Cette méthode, ce mépris continu, ce manque de soutien, de moyens, d’écoute, sont insupportables. Ils contribuent à détruire peu à peu ce qui fait l’école dans notre pays, ce qui fait sa grandeur. Jean-Michel Blanquer est celui qui, peut-être plus qu’aucun ministre avant lui, enterrera sans doute la profession d’enseignant s’il doit rester encore plusieurs années dans ses fonctions. Il est temps qu’enfin la considération et la valorisation du métier d’enseignant soient au centre des priorités gouvernementales. Au risque de voir l’école républicaine s’écrouler, puis la société tout entière.

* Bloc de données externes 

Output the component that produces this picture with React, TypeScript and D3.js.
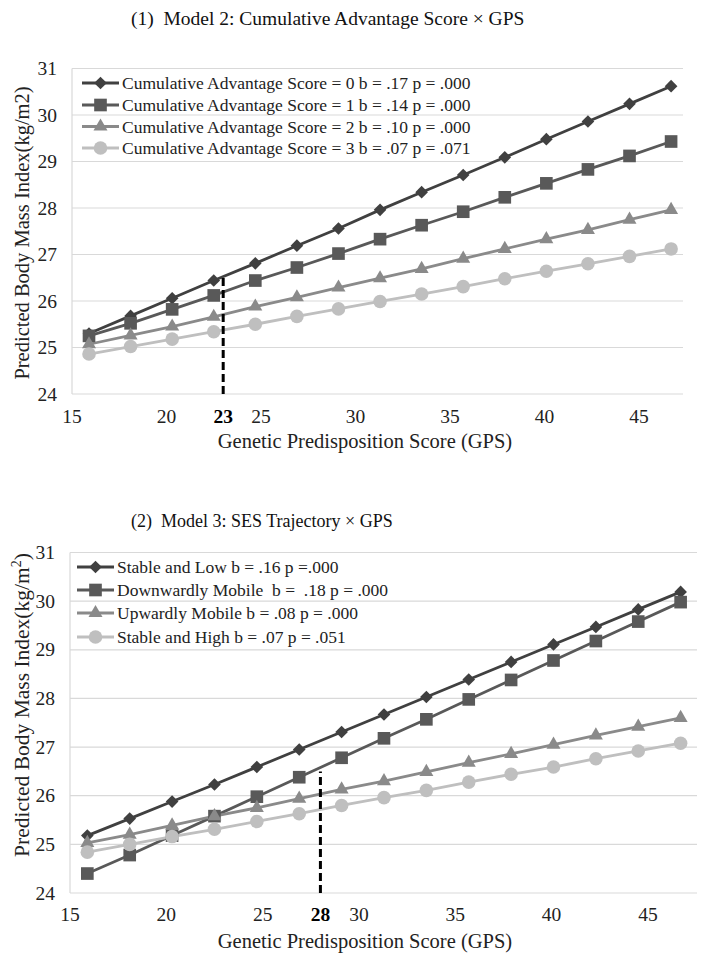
import React from "react";
import * as d3 from "d3";

// ---------- data ----------
const GPS = [15.9, 18.1, 20.3, 22.5, 24.7, 26.9, 29.1, 31.3, 33.5, 35.7, 37.9, 40.1, 42.3, 44.5, 46.7];
const Y_TICKS = [24, 25, 26, 27, 28, 29, 30, 31];
const X_TICKS_1 = [15, 20, 25, 30, 35, 40, 45];
const X_TICKS_2 = [15, 20, 25, 30, 35, 40, 45];

// Panel 1: Cumulative Advantage Score x GPS
const CAS_0 = [25.3, 25.68, 26.06, 26.44, 26.81, 27.19, 27.56, 27.96, 28.34, 28.71, 29.09, 29.48, 29.86, 30.24, 30.62];
const CAS_1 = [25.25, 25.52, 25.82, 26.12, 26.44, 26.72, 27.02, 27.33, 27.63, 27.92, 28.23, 28.53, 28.83, 29.12, 29.43];
const CAS_2 = [25.07, 25.26, 25.45, 25.66, 25.88, 26.08, 26.29, 26.49, 26.69, 26.91, 27.12, 27.33, 27.53, 27.75, 27.96];
const CAS_3 = [24.86, 25.02, 25.18, 25.34, 25.5, 25.67, 25.83, 25.99, 26.15, 26.31, 26.48, 26.64, 26.8, 26.96, 27.12];
const CAS_LABELS = [
  "Cumulative Advantage Score = 0 b = .17 p = .000",
  "Cumulative Advantage Score = 1 b = .14 p = .000",
  "Cumulative Advantage Score = 2 b = .10 p = .000",
  "Cumulative Advantage Score = 3 b = .07 p = .071",
];

// Panel 2: SES Trajectory x GPS
const SES_LOW = [25.18, 25.53, 25.88, 26.23, 26.59, 26.95, 27.31, 27.67, 28.03, 28.39, 28.75, 29.11, 29.47, 29.83, 30.19];
const SES_DOWN = [24.4, 24.78, 25.18, 25.58, 25.98, 26.38, 26.78, 27.18, 27.57, 27.98, 28.38, 28.78, 29.18, 29.58, 29.98];
const SES_UP = [25.03, 25.2, 25.39, 25.58, 25.75, 25.94, 26.13, 26.3, 26.49, 26.68, 26.86, 27.05, 27.24, 27.42, 27.6];
const SES_HIGH = [24.84, 25.0, 25.16, 25.31, 25.47, 25.63, 25.8, 25.96, 26.11, 26.28, 26.44, 26.59, 26.76, 26.92, 27.08];
const SES_LABELS = [
  "Stable and Low b = .16 p =.000",
  "Downwardly Mobile  b =  .18 p = .000",
  "Upwardly Mobile b = .08 p = .000",
  "Stable and High b = .07 p = .051",
];

const COLORS = ["#404040", "#595959", "#8a8a8a", "#bfbfbf"];
const SHAPES = ["diamond", "square", "triangle", "circle"];
const FONT = "'Liberation Serif', 'Times New Roman', serif";

function markerPath(shape: string): string {
  if (shape === "diamond") return d3.symbol(d3.symbolSquare, 80)() as string;
  if (shape === "square") return d3.symbol(d3.symbolSquare, 160)() as string;
  if (shape === "triangle") return d3.symbol(d3.symbolTriangle, 85)() as string;
  return d3.symbol(d3.symbolCircle, 145)() as string;
}

function Marker({ shape, color, x, y }: { shape: string; color: string; x: number; y: number }) {
  const rot = shape === "diamond" ? " rotate(45)" : "";
  return <path d={markerPath(shape)} fill={color} transform={`translate(${x},${y})${rot}`} />;
}

type PanelProps = {
  title: string;
  titleY: number;
  titleSize: number;
  left: number;
  right: number;
  top: number;
  bottom: number;
  xMax: number;
  xTicks: number[];
  series: number[][];
  labels: string[];
  legendRows: number[];
  legendLine: [number, number];
  legendText: number;
  mark: number;
  markTop: number;
  yTitleCenter: number;
  yTitleSize: number;
  superscript: boolean;
  tickY: number;
  xTitleY: number;
};

function Panel(p: PanelProps) {
  const x = d3.scaleLinear().domain([15, p.xMax]).range([p.left, p.right]);
  const y = d3.scaleLinear().domain([24, 31]).range([p.bottom, p.top]);
  const line = d3
    .line<number>()
    .x((_, i) => x(GPS[i]))
    .y((d) => y(d));
  return (
    <g>
      <text x={131} y={p.titleY} fontFamily={FONT} fontSize={p.titleSize} fill="#111" xmlSpace="preserve">
        {p.title}
      </text>
      {Y_TICKS.map((t) => (
        <line key={t} x1={p.left} x2={p.right} y1={y(t)} y2={y(t)} stroke="#d9d9d9" strokeWidth={1.2} />
      ))}
      <line x1={p.left} x2={p.left} y1={p.top} y2={p.bottom} stroke="#d9d9d9" strokeWidth={1.2} />
      {Y_TICKS.map((t) => (
        <text key={t} x={p.left - 15} y={y(t) + 6.5} textAnchor="end" fontFamily={FONT} fontSize={19.5} fill="#222">
          {t}
        </text>
      ))}
      {p.xTicks.map((t) => (
        <text key={t} x={x(t)} y={p.tickY} textAnchor="middle" fontFamily={FONT} fontSize={19.5} fill="#222">
          {t}
        </text>
      ))}
      <text x={x(p.mark)} y={p.tickY} textAnchor="middle" fontFamily={FONT} fontSize={19.5} fontWeight="bold" fill="#000">
        {p.mark}
      </text>
      <text x={365} y={p.xTitleY} textAnchor="middle" fontFamily={FONT} fontSize={20.5} fill="#222">
        Genetic Predisposition Score (GPS)
      </text>
      <text
        transform={`translate(29,${p.yTitleCenter}) rotate(-90)`}
        textAnchor="middle"
        fontFamily={FONT}
        fontSize={p.yTitleSize}
        fill="#222"
      >
        {p.superscript ? (
          <>
            Predicted Body Mass Index(kg/m
            <tspan fontSize={p.yTitleSize * 0.65} dy={-8}>
              2
            </tspan>
            <tspan dy={8}>)</tspan>
          </>
        ) : (
          "Predicted Body Mass Index(kg/m2)"
        )}
      </text>
      {p.series.map((s, si) => (
        <path key={si} d={line(s) as string} fill="none" stroke={COLORS[si]} strokeWidth={2.8} />
      ))}
      {p.series.map((s, si) =>
        s.map((v, i) => <Marker key={si + "-" + i} shape={SHAPES[si]} color={COLORS[si]} x={x(GPS[i])} y={y(v)} />)
      )}
      <line
        x1={x(p.mark)}
        x2={x(p.mark)}
        y1={p.bottom}
        y2={y(p.markTop)}
        stroke="#000"
        strokeWidth={3}
        strokeDasharray="8,4"
      />
      {p.labels.map((lab, i) => (
        <g key={lab}>
          <line
            x1={p.legendLine[0]}
            x2={p.legendLine[1]}
            y1={p.legendRows[i]}
            y2={p.legendRows[i]}
            stroke={COLORS[i]}
            strokeWidth={2.8}
          />
          <Marker
            shape={SHAPES[i]}
            color={COLORS[i]}
            x={(p.legendLine[0] + p.legendLine[1]) / 2}
            y={p.legendRows[i]}
          />
          <text
            x={p.legendText}
            y={p.legendRows[i] + 6}
            fontFamily={FONT}
            fontSize={17.5}
            fill="#222"
            xmlSpace="preserve"
          >
            {lab}
          </text>
        </g>
      ))}
    </g>
  );
}

export default function App() {
  return (
    <svg
      width={704}
      height={967}
      style={{ position: "absolute", left: 0, top: 0, background: "#fff", whiteSpace: "pre" }}
      xmlns="http://www.w3.org/2000/svg"
    >
      <rect width={704} height={967} fill="#fff" />
      <Panel
        title="(1)  Model 2: Cumulative Advantage Score × GPS"
        titleY={25}
        titleSize={19.5}
        left={72}
        right={683}
        top={68.5}
        bottom={394}
        xMax={47.33}
        xTicks={X_TICKS_1}
        series={[CAS_0, CAS_1, CAS_2, CAS_3]}
        labels={CAS_LABELS}
        legendRows={[83, 105, 126.5, 148]}
        legendLine={[82, 119]}
        legendText={122}
        mark={23}
        markTop={26.5}
        yTitleCenter={233}
        yTitleSize={20.5}
        superscript={false}
        tickY={423}
        xTitleY={448}
      />
      <Panel
        title="(2)  Model 3: SES Trajectory × GPS"
        titleY={527}
        titleSize={18}
        left={70}
        right={697}
        top={552.5}
        bottom={893}
        xMax={47.55}
        xTicks={X_TICKS_2}
        series={[SES_LOW, SES_DOWN, SES_UP, SES_HIGH]}
        labels={SES_LABELS}
        legendRows={[567, 590, 613, 637]}
        legendLine={[77, 114]}
        legendText={117}
        mark={28}
        markTop={26.5}
        yTitleCenter={705}
        yTitleSize={21.5}
        superscript={true}
        tickY={921}
        xTitleY={948}
      />
    </svg>
  );
}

[1] https://www.devenirenseignant.gouv.fr/cid98688/donnees-statistiques-des-concours-de-professeurs-des-ecoles-de-la-session-2010.html

[2] https://www.devenirenseignant.gouv.fr/cid159189/donnees-statistiques-crpe-2021.html

[3] Mattea Battaglia, « Rentrée scolaire à haut risque : les écueils de la stratégie sanitaire de Blanquer », Le Monde, 3 janvier 2022.

[4] Matinale de France Inter du 4 janvier 2022, https://twitter.com/franceinter/status/1478301017620033538.

[5] Laure Bretton, Benjamin Delille, Cassandre Leray, Elsa Maudet et Stéphane Maurice, « Une rentrée de malades », Libération, 4 janvier 2021.